SMD: You intrigue me because I have an actor sitting in the hills, playing with hay while chatting, and I wish there were more actors who were perhaps learning carpentry in their free time, saving a neighborhood bird, which I have seen you do on your Instagram, or cracking eggs on the highway. You really cut from a different cloth. Do you feel like this could take you away from what people expect from a Bollywood actor or is that a price you're very happy paying because it's so evident that it gives you so much happiness?

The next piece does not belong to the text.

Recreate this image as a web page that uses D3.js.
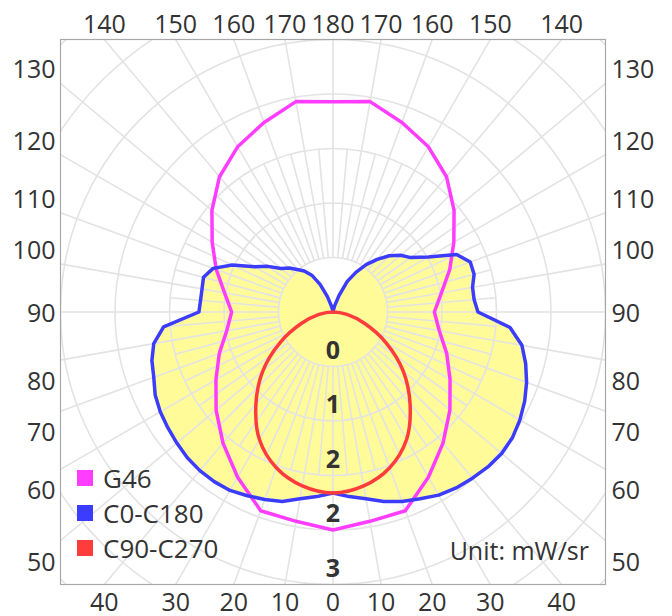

HR: Even if I am very successful and I go by the book, and do whatever the book asks me to do, if it makes me feel very happy I would still go and do that, but if it doesn't, then I cannot. Going by the book has never been my idea of being anywhere – even in my family, I was the black sheep, and on Dharma's roster too, I think I am the black sheep. In any film crew, I think I am the one who's never following the norm. I am just doing this because I think it's a big responsibility that we all have towards our mental health and physical health. Everything else can go for a toss.

I don't care about anyone doing well or not, but if you're happy, you have my respect. If you're smiling more than you're sad, you have my respect, and if you're doing what makes your blood rush, I think you have my love and respect. So yes, I am just doing that. There is no rule and I can absolutely fail; it's a gamble, but I am just being honest to my being, my mental and physical health, that's it.